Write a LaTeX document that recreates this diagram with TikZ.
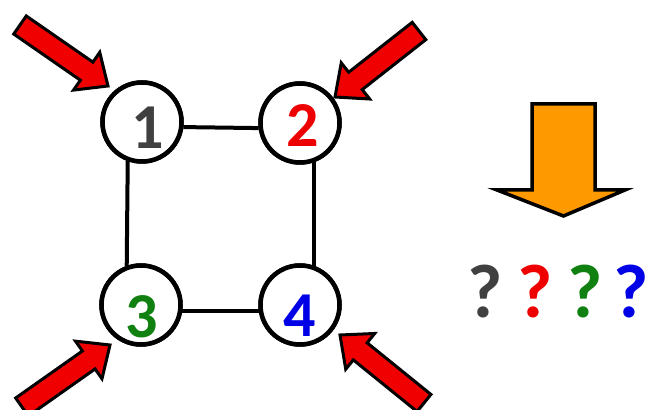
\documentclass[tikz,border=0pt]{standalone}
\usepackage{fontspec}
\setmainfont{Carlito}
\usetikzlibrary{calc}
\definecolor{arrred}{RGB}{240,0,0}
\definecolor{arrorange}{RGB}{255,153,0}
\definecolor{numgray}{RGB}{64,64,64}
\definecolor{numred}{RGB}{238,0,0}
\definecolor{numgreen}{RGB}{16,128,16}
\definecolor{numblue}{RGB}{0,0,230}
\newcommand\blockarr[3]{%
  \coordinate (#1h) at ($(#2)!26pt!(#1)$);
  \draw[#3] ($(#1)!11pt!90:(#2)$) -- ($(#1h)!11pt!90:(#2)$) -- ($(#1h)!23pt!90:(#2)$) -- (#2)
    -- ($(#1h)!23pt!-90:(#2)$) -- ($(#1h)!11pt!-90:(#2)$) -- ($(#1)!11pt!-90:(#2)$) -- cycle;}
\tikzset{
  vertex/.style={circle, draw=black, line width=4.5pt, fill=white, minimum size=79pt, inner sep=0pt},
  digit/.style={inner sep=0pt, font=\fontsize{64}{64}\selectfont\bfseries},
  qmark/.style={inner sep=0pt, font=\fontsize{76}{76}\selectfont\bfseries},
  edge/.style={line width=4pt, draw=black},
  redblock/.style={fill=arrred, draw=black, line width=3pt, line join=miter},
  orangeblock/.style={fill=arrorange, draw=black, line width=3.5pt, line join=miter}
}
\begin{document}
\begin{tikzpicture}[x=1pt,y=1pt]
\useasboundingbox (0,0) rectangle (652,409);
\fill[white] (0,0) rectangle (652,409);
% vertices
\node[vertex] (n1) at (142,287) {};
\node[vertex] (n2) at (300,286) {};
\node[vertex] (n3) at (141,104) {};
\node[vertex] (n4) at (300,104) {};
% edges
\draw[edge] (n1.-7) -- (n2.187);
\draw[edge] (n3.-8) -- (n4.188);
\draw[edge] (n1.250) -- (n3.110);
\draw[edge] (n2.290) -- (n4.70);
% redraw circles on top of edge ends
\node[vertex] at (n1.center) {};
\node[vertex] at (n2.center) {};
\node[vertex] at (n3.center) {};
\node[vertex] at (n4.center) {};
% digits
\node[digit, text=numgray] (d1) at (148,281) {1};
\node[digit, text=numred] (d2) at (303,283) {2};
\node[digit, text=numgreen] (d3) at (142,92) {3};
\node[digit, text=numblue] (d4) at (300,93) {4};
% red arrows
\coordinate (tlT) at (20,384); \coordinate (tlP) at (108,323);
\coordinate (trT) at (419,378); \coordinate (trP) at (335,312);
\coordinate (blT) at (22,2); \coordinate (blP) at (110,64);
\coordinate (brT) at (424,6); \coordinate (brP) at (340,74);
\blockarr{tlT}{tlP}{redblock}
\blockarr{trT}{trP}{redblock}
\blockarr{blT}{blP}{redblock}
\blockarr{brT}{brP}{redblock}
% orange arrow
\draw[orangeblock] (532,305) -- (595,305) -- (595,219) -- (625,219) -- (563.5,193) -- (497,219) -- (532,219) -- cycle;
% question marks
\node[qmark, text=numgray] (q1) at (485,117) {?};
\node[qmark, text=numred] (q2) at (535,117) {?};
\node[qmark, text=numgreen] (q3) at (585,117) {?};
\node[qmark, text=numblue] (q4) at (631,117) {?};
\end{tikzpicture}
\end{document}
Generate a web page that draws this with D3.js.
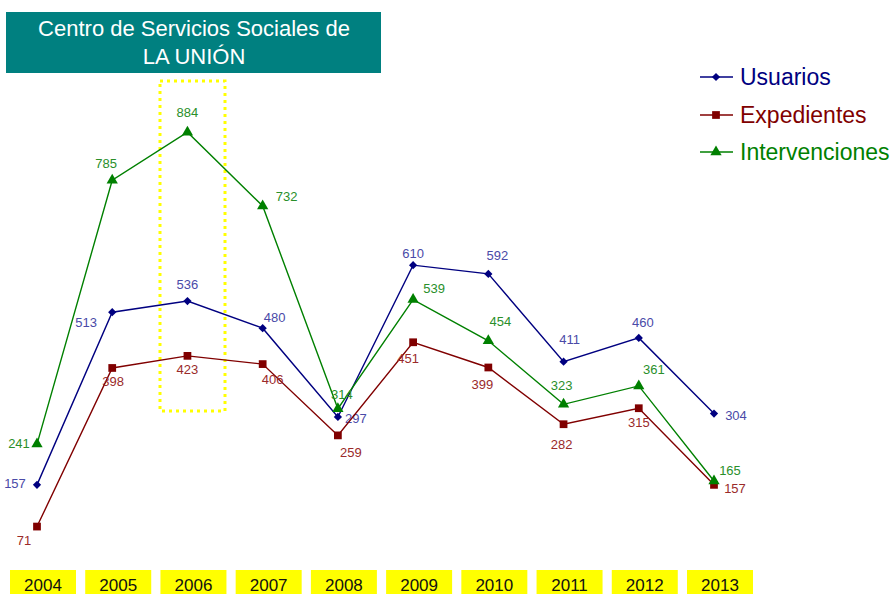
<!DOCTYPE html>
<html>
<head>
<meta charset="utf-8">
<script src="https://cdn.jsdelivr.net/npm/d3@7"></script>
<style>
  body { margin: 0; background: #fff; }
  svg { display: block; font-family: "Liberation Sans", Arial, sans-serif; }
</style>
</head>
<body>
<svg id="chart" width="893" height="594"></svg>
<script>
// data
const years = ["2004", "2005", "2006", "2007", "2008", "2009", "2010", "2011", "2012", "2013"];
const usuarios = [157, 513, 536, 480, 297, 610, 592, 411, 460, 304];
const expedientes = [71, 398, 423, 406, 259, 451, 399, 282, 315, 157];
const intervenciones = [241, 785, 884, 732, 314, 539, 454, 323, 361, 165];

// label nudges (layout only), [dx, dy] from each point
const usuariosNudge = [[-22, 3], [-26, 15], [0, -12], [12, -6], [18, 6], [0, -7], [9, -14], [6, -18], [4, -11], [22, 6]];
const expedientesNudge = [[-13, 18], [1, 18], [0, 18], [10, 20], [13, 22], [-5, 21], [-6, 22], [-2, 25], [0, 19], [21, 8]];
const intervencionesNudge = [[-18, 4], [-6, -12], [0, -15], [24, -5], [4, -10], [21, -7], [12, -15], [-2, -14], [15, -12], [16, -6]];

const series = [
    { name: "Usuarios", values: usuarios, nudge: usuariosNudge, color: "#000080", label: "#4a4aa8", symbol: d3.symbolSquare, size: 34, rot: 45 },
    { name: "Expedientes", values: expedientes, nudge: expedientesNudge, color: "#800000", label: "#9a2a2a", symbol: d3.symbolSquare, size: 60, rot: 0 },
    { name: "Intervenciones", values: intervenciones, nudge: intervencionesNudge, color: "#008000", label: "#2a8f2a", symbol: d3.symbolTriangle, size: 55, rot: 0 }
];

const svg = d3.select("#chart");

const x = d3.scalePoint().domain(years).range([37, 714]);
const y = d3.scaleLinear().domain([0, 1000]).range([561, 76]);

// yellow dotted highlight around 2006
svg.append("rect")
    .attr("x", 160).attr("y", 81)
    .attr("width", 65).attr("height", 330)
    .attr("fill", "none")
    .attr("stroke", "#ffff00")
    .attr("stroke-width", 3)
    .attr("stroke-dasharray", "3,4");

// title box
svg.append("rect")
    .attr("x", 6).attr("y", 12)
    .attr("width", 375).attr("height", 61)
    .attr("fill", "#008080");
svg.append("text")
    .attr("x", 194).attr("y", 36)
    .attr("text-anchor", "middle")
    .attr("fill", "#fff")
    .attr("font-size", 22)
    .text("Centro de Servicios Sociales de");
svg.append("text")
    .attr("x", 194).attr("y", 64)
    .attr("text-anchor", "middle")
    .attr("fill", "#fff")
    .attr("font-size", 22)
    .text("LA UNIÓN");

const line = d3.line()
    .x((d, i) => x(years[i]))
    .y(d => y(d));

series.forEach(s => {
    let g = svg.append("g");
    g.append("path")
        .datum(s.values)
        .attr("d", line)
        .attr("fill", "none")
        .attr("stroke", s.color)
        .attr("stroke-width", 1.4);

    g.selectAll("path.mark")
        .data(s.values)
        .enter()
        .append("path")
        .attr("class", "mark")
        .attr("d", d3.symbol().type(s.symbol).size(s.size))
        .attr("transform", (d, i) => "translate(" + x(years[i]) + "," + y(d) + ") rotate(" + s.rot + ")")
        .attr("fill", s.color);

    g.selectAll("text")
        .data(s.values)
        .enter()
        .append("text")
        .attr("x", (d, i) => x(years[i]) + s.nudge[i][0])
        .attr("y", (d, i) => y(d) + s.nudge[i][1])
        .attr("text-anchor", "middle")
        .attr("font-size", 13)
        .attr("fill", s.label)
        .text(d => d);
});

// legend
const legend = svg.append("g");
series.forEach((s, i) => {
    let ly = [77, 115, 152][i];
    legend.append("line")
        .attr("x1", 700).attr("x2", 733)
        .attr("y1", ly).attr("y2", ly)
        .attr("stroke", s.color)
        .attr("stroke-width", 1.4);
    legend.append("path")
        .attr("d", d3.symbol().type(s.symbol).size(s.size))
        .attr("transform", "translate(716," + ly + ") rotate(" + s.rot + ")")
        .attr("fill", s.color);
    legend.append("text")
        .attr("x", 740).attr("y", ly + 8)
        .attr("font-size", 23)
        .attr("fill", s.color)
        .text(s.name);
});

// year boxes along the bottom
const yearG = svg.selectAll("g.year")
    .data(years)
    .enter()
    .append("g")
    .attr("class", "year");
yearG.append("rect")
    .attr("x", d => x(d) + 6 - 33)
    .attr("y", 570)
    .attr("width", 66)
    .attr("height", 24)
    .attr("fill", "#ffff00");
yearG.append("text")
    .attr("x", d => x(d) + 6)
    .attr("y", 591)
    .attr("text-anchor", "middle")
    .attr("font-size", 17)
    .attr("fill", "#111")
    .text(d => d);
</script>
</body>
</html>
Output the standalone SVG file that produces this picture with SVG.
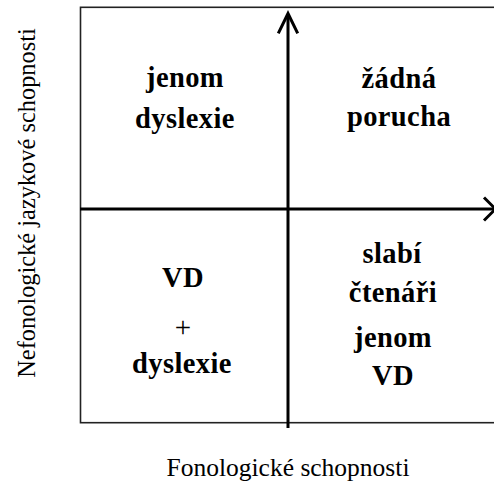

== == ==

What needs to be done:
Set down exactly the lines above, from the line containing "Generate a web" through the line containing "323, 361, 165];". Skip the pictures.

Response for this exercise:
Generate a web page that draws this with D3.js.
<!DOCTYPE html>
<html>
<head>
<meta charset="utf-8">
<script src="https://cdn.jsdelivr.net/npm/d3@7"></script>
<style>
  body { margin: 0; background: #fff; }
  svg { display: block; font-family: "Liberation Sans", Arial, sans-serif; }
</style>
</head>
<body>
<svg id="chart" width="893" height="594"></svg>
<script>
// data
const years = ["2004", "2005", "2006", "2007", "2008", "2009", "2010", "2011", "2012", "2013"];
const usuarios = [157, 513, 536, 480, 297, 610, 592, 411, 460, 304];
const expedientes = [71, 398, 423, 406, 259, 451, 399, 282, 315, 157];
const intervenciones = [241, 785, 884, 732, 314, 539, 454, 323, 361, 165];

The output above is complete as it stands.